Cats need moisture though,they are designed to get the majority of that from their food,contrary to what you said,wet food has the required high moisture content and dry has at best only 10%.
Also if you read the ingredients of dry food the biggest percentage is rubbish which cats have no need for and worse still cant process so it is pooped out the other end.
Cats have a very low thirst drive so rarely drink enough to compensate for the lack of moisture in the dry food which can/has/does lead to urinary/kidney problems.


----------



## lymorelynn

Wet food doesn't necessarily mean Whiska's. 
Whiska's is bad for their teeth because it has a high sugar content not because it's wet. Look for wet foods without sugar not dry foods that have carbohydrates


----------



## katetunstall_

There are benefits for wet and dry food. I'm not against wet food at all because both my cats eat it. I leave dry food out for my kitten aswell. Many cats prefer a mixture of both wet and dry foods compared to dry or wet only. Wet food increases enjoyment and add variety to a diet because of the wide selection of textures. On the other hand, dry food satisfies a cat’s natural desire to eat many small meals throughout the day. Whatever I say, you're gunna disagree with lol so I can't be bothered for this. I only said my first comment for some advice. Not for an argument with random people who get they're 'knowledge' off the internet


----------



## buffie

Deleted as reply got lost in the quote 
Re posted reply below.


----------



## katetunstall_

So rude haha


----------



## buffie

katetunstall_ said:


> There are benefits for wet and dry food. I'm not against wet food at all because both my cats eat it. I leave dry food out for my kitten aswell. Many cats prefer a mixture of both wet and dry foods compared to dry or wet only. Wet food increases enjoyment and add variety to a diet because of the wide selection of textures. On the other hand, dry food satisfies a cat's natural desire to eat many small meals throughout the day. Whatever I say, you're gunna disagree with lol so I can't be bothered for this. I only said my first comment for some advice. *Not for an argument with random people who get they're 'knowledge' off the internet *


Fair enough ,but just to let you know we do not get our information from "the internet" we get it from researching and understanding a cats nutritional requirements which has lead us to believe that raw/wet food is far better for our cats than dry,so you are correct in one thing...yes we will disagree with you about the benefits of dry food


----------



## buffie

katetunstall_ said:


> So rude haha


????????????


----------



## simplysardonic

katetunstall_ said:


> *I look after animals for my job*. You should ask a vet instead of getting links off google...

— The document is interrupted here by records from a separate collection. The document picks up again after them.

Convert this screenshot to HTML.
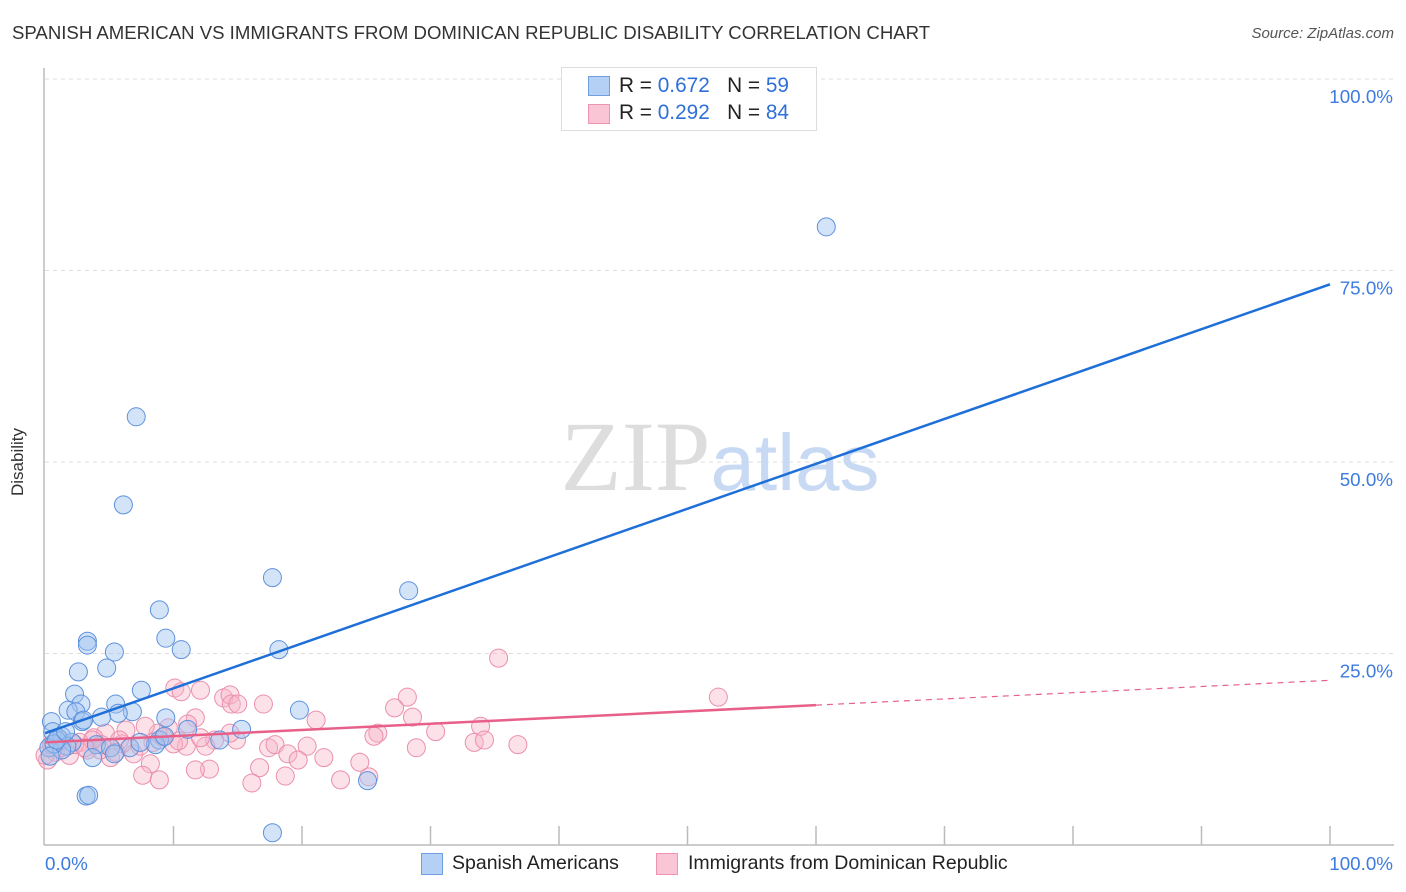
<!DOCTYPE html>
<html><head><meta charset="utf-8"><style>
body{margin:0;background:#fff;font-family:"Liberation Sans",sans-serif;}
#wrap{position:relative;width:1406px;height:892px;overflow:hidden;}
.t{position:absolute;white-space:nowrap;}
</style></head><body>
<div id="wrap">
<div class="t" style="left:12px;top:22px;font-size:18.6px;color:#333;">SPANISH AMERICAN VS IMMIGRANTS FROM DOMINICAN REPUBLIC DISABILITY CORRELATION CHART</div>
<div class="t" style="right:12px;top:25px;font-size:15px;color:#555;font-style:italic;">Source: ZipAtlas.com</div>
<div class="t" style="left:8px;top:496px;font-size:17px;color:#333;transform:rotate(-90deg);transform-origin:left top;">Disability</div>
<svg id="svg" width="1406" height="892" style="position:absolute;left:0;top:0"></svg>
<div class="t" style="left:561px;top:67px;width:254px;height:62px;border:1px solid #ddd;background:#fff;">
 <div style="position:absolute;left:26px;top:8px;width:20px;height:18px;background:#b5d0f5;border:1px solid #6f9fe0;"></div>
 <div class="t" style="left:57px;top:6px;font-size:20.8px;color:#222;">R = <span style="color:#2f6fd8">0.672</span>&nbsp;&nbsp;&nbsp;N = <span style="color:#2f6fd8">59</span></div>
 <div style="position:absolute;left:26px;top:36px;width:20px;height:18px;background:#fac6d6;border:1px solid #ee93b0;"></div>
 <div class="t" style="left:57px;top:33px;font-size:20.8px;color:#222;">R = <span style="color:#2f6fd8">0.292</span>&nbsp;&nbsp;&nbsp;N = <span style="color:#2f6fd8">84</span></div>
</div>
<div style="position:absolute;left:421px;top:853px;width:20px;height:20px;background:#b5d0f5;border:1px solid #6f9fe0;"></div>
<div class="t" style="left:452px;top:852px;font-size:19.5px;color:#222;">Spanish Americans</div>
<div style="position:absolute;left:656px;top:853px;width:20px;height:20px;background:#fac6d6;border:1px solid #ee93b0;"></div>
<div class="t" style="left:688px;top:852px;font-size:19.5px;color:#222;">Immigrants from Dominican Republic</div>
</div>
<script>
const blueX=[60.8,7.1,6.1,17.7,28.3,8.9,9.4,3.3,3.3,5.4,10.6,18.2,2.6,4.8,7.5,2.3,2.8,5.5,1.8,2.4,19.8,9.4,6.8,5.7,0.5,4.4,2.9,3.0,15.3,11.1,0.6,1.3,1.0,13.6,8.9,2.1,8.6,4.0,1.7,0.3,5.1,1.3,6.6,0.7,3.7,5.4,25.1,3.2,3.4,17.7,0.4,0.9,1.6,7.4,9.3];
const blueY=[80.7,55.9,44.4,34.9,33.2,30.7,27.0,26.6,26.1,25.2,25.5,25.5,22.6,23.1,20.2,19.7,18.4,18.4,17.6,17.4,17.6,16.6,17.4,17.2,16.1,16.7,16.1,16.3,15.1,15.1,14.8,14.2,14.0,13.7,13.7,13.4,13.1,13.1,12.9,12.7,12.7,12.4,12.7,13.2,11.4,11.9,8.4,6.4,6.5,1.6,11.6,13.7,14.8,13.4,14.2];
const pinkX=[52.4,35.3,10.1,12.1,10.6,13.9,14.4,14.5,15.0,17.0,28.2,27.2,28.6,21.1,33.9,30.4,25.9,25.6,11.7,11.1,9.6,8.8,7.8,6.3,13.2,14.9,12.5,11.0,10.0,8.4,20.4,17.4,17.9,18.9,19.7,21.7,28.9,33.4,34.2,36.8,4.7,3.8,2.7,1.3,0.8,1.9,0.2,5.1,6.9,6.0,4.3,16.7,8.2,12.8,11.7,7.6,8.9,18.7,16.1,23.0,24.5,25.2,3.3,2.3,5.8,14.4,12.1,1.2,0.0,0.5,10.4,9.2,7.4,5.5,4.4,3.7,3.1];
const pinkY=[19.3,24.4,20.5,20.2,20.0,19.2,19.6,18.4,18.4,18.4,19.3,17.9,16.7,16.3,15.5,14.8,14.6,14.2,16.6,15.8,15.3,14.6,15.5,15.0,13.7,13.7,12.9,12.9,13.2,13.4,12.9,12.7,13.1,11.9,11.1,11.4,12.7,13.4,13.7,13.1,14.6,14.0,13.4,12.7,12.1,11.7,11.1,11.4,11.9,13.2,12.4,10.1,10.6,9.9,9.8,9.1,8.5,9.0,8.1,8.5,10.8,8.9,12.4,13.1,13.7,14.6,14.0,13.7,11.7,13.1,13.6,14.1,12.9,12.1,13.1,13.7,12.7];
const blueTrend=[14.6,73.2];
const pinkTrend=[13.4,21.5];
const pinkSolidEnd=60;
const yTicks=[25,50,75,100];
const xTickVals=[10,20,30,40,50,60,70,80,90,100];

const X0=45,X1=1330,Y0=845,PX=7.66;
const sx=v=>X0+(X1-X0)*v/100;
const sy=v=>Y0-PX*v;
const svg=document.getElementById('svg');
const NS='http://www.w3.org/2000/svg';
function mk(tag,attrs){const e=document.createElementNS(NS,tag);for(const k in attrs)e.setAttribute(k,attrs[k]);svg.appendChild(e);return e;}

yTicks.forEach(v=>{
 const g=mk('line',{x1:X0,x2:1394,y1:sy(v),y2:sy(v),stroke:'#ddd','stroke-dasharray':'4,4'});
 
 
 const t=mk('text',{x:1393,y:sy(v)+24,'text-anchor':'end','font-size':18.8,fill:'#3d7be0','font-family':'Liberation Sans, sans-serif'});
 t.textContent=v.toFixed(1)+'%';
 
 
});
const wm=mk('text',{x:720,y:490,'text-anchor':'middle','font-size':100,'font-family':'Liberation Serif, serif',fill:'#ddd'});
wm.innerHTML='ZIP<tspan fill="#c8daf3" font-family="Liberation Sans, sans-serif" font-size="80">atlas</tspan>';


const ax=mk('line',{x1:44,x2:44,y1:68,y2:Y0,stroke:'#bbb','stroke-width':1.5});


const bx=mk('line',{x1:44,x2:1394,y1:Y0,y2:Y0,stroke:'#bbb','stroke-width':1.5});


xTickVals.forEach(v=>{
 const l=mk('line',{x1:sx(v),x2:sx(v),y1:826,y2:Y0,stroke:'#bbb','stroke-width':1.5});
 
 
});
[[0,'start',45],[100,'end',1393]].forEach(([v,a,x])=>{
 const t=mk('text',{x:x,y:870,'text-anchor':a,'font-size':18.8,fill:'#3d7be0','font-family':'Liberation Sans, sans-serif'});
 t.textContent=v.toFixed(1)+'%';
 
 
});
pinkX.forEach((x,i)=>{
 const c=mk('circle',{cx:sx(x),cy:sy(pinkY[i]),r:9,fill:'rgba(248,180,200,0.4)',stroke:'#eb8fad','stroke-width':1});
 
 
});
blueX.forEach((x,i)=>{
 const c=mk('circle',{cx:sx(x),cy:sy(blueY[i]),r:9,fill:'rgba(160,196,240,0.45)',stroke:'#5d91dc','stroke-width':1});
 
 
});
const pAt=x=>pinkTrend[0]+(pinkTrend[1]-pinkTrend[0])*x/100;
const pl=mk('line',{x1:sx(0),y1:sy(pAt(0)),x2:sx(pinkSolidEnd),y2:sy(pAt(pinkSolidEnd)),stroke:'#e8608a','stroke-width':2.5});


const pd=mk('line',{x1:sx(pinkSolidEnd),y1:sy(pAt(pinkSolidEnd)),x2:sx(100),y2:sy(pAt(100)),stroke:'#e8608a','stroke-width':1.2,'stroke-dasharray':'6,5'});


const bl=mk('line',{x1:sx(0),y1:sy(blueTrend[0]),x2:sx(100),y2:sy(blueTrend[1]),stroke:'#1f6fd9','stroke-width':2.5});


</script>
</body></html>
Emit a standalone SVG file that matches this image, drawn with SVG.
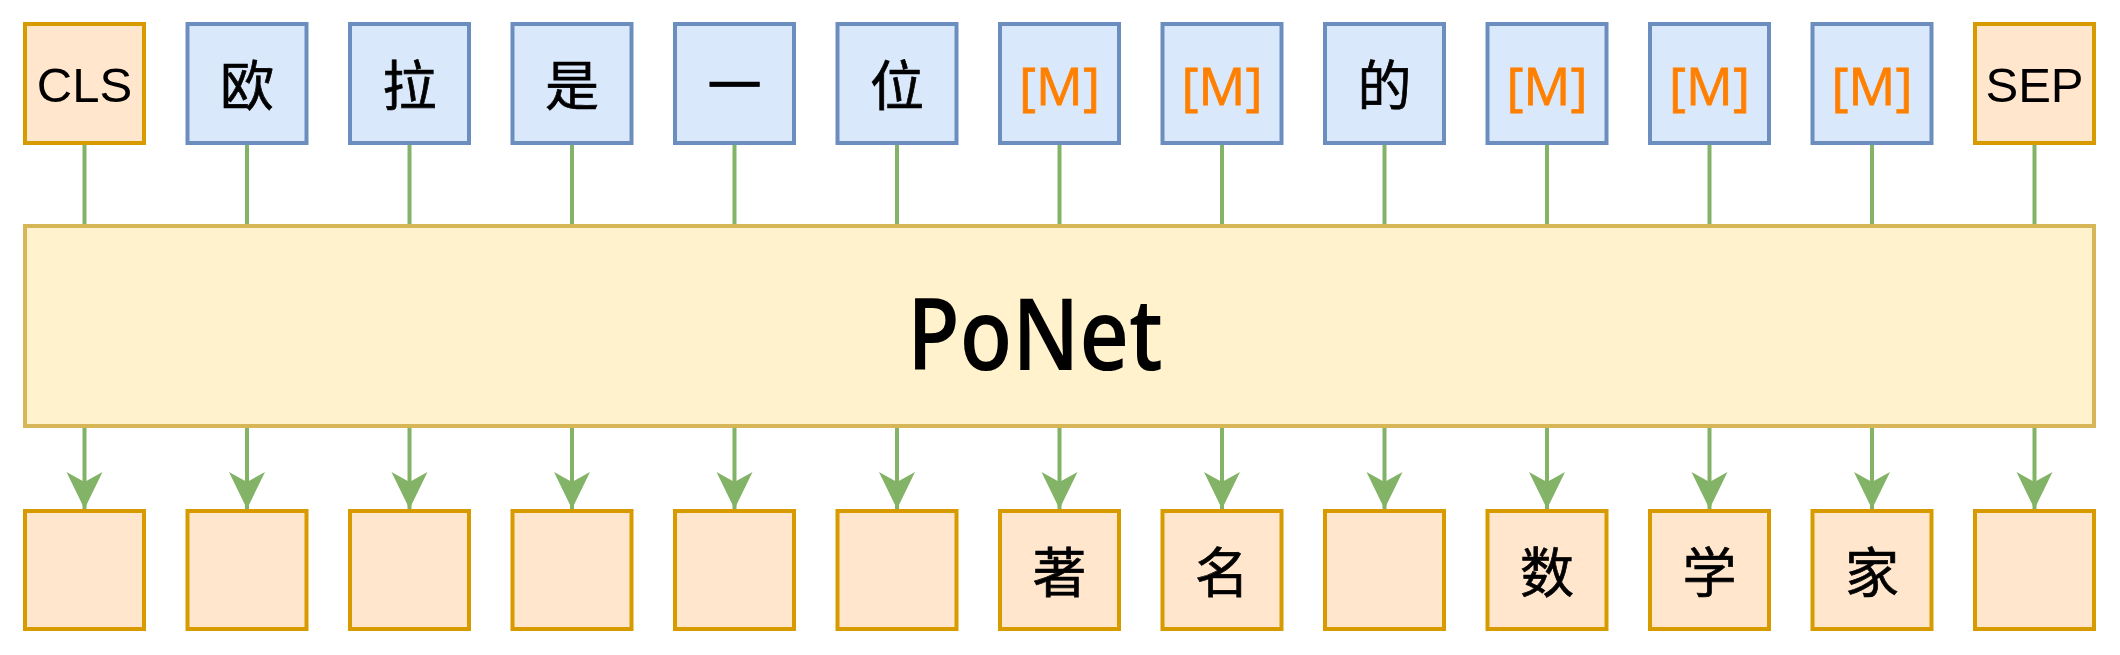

So do I & I think you're wrong personally, but if you have some startling new insights that we have hitherto not been privy to, it would be lovely if you could share them


----------



## chillminx

@katetunstall - If you do look after animals as your job, what qualifications do you have ? I am referring to a recognised qualification involving 3 years at college, not some short course you did on line. Also do you have a qualification in feline nutrition? 

If not, an excellent place to start would be the text book, "Your Cat" by veterinarian Elizabeth M Hodgkins.


----------



## Ali71

The majority of people on this forum feed either wet or raw food but there are some that do feed a bit of dry alongside or as treats or that have cats which will not eat wet full stop. Even these members still agree that wet is best as it provides the moisture a cat needs, which it would simply not take enough in if fed solely dry. We certainly don't jump on people for feeding it.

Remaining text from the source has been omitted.